EXERCISE PROMPT:
Print the listing in its entirety and exactly, leaving out images.

SOURCE EXCERPT:
^^^^^^^^

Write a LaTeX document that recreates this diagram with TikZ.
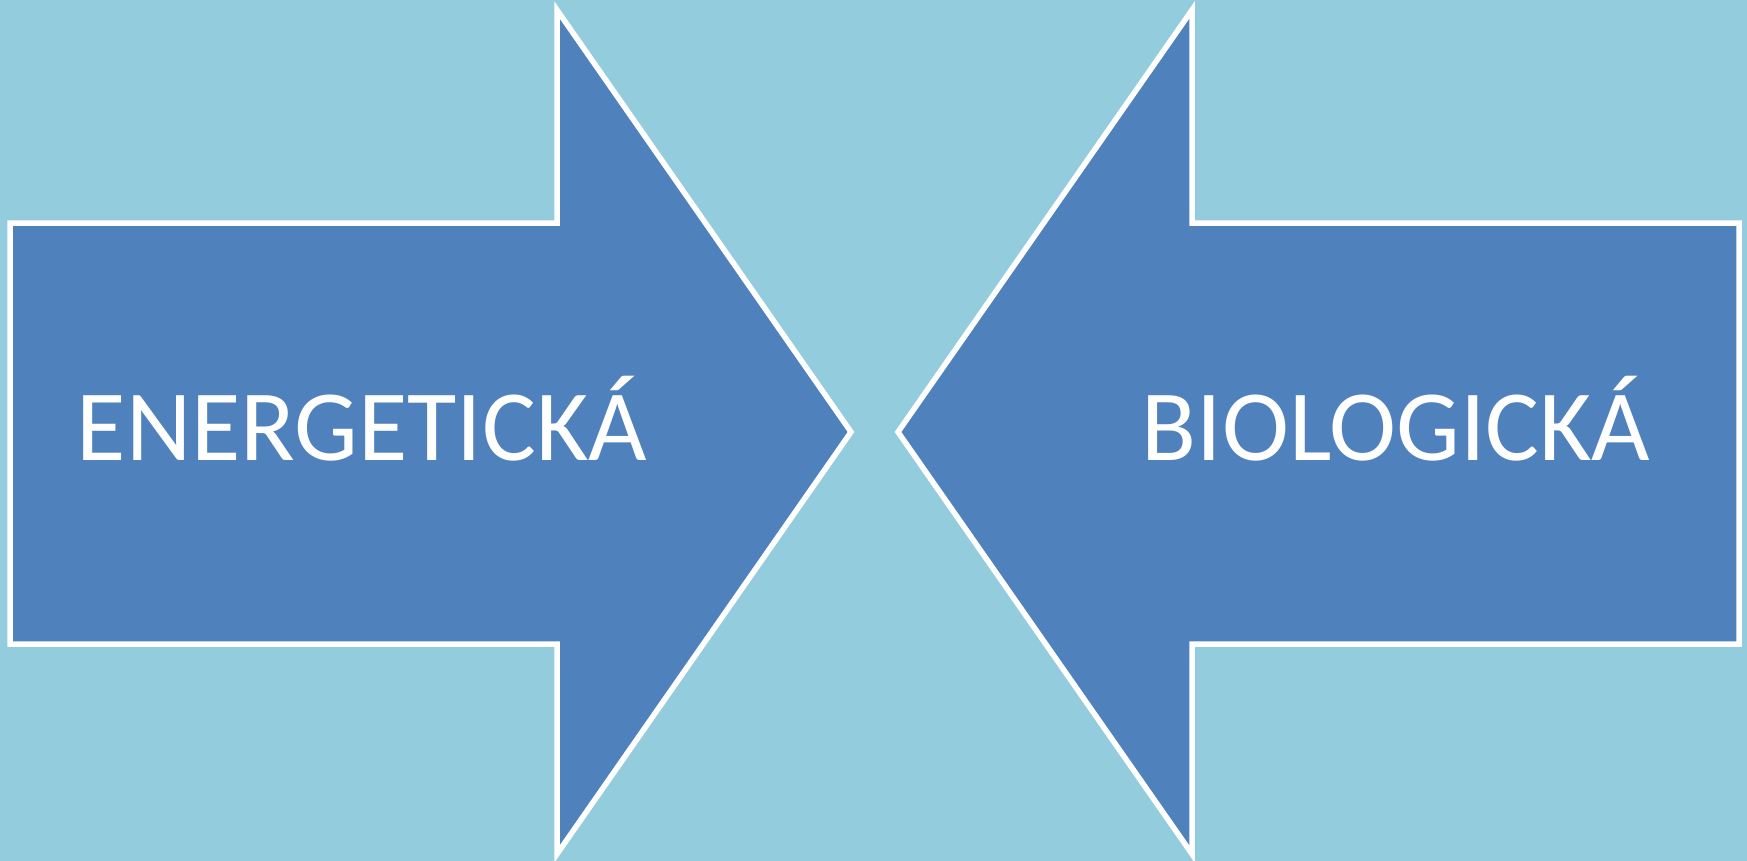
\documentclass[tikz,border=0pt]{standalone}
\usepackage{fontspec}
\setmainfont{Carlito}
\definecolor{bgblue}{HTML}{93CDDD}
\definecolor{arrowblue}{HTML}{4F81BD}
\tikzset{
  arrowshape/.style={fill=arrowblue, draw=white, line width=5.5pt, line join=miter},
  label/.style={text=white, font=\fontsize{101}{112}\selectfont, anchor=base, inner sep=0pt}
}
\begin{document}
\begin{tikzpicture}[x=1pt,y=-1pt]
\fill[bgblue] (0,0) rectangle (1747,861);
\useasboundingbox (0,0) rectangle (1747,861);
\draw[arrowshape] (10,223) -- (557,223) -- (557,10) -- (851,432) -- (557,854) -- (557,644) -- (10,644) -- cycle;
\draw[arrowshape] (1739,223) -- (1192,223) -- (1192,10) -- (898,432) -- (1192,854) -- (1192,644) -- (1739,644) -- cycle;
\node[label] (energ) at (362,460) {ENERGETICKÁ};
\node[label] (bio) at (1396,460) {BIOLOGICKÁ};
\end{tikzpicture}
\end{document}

^^^^^^^^

ANSWER FOR THE TASK:
Write a LaTeX document that recreates this diagram with TikZ.
\documentclass[tikz,border=0pt]{standalone}
\usepackage{fontspec}
\setmainfont{Carlito}
\definecolor{bgblue}{HTML}{93CDDD}
\definecolor{arrowblue}{HTML}{4F81BD}
\tikzset{
  arrowshape/.style={fill=arrowblue, draw=white, line width=5.5pt, line join=miter},
  label/.style={text=white, font=\fontsize{101}{112}\selectfont, anchor=base, inner sep=0pt}
}
\begin{document}
\begin{tikzpicture}[x=1pt,y=-1pt]
\fill[bgblue] (0,0) rectangle (1747,861);
\useasboundingbox (0,0) rectangle (1747,861);
\draw[arrowshape] (10,223) -- (557,223) -- (557,10) -- (851,432) -- (557,854) -- (557,644) -- (10,644) -- cycle;
\draw[arrowshape] (1739,223) -- (1192,223) -- (1192,10) -- (898,432) -- (1192,854) -- (1192,644) -- (1739,644) -- cycle;
\node[label] (energ) at (362,460) {ENERGETICKÁ};
\node[label] (bio) at (1396,460) {BIOLOGICKÁ};
\end{tikzpicture}
\end{document}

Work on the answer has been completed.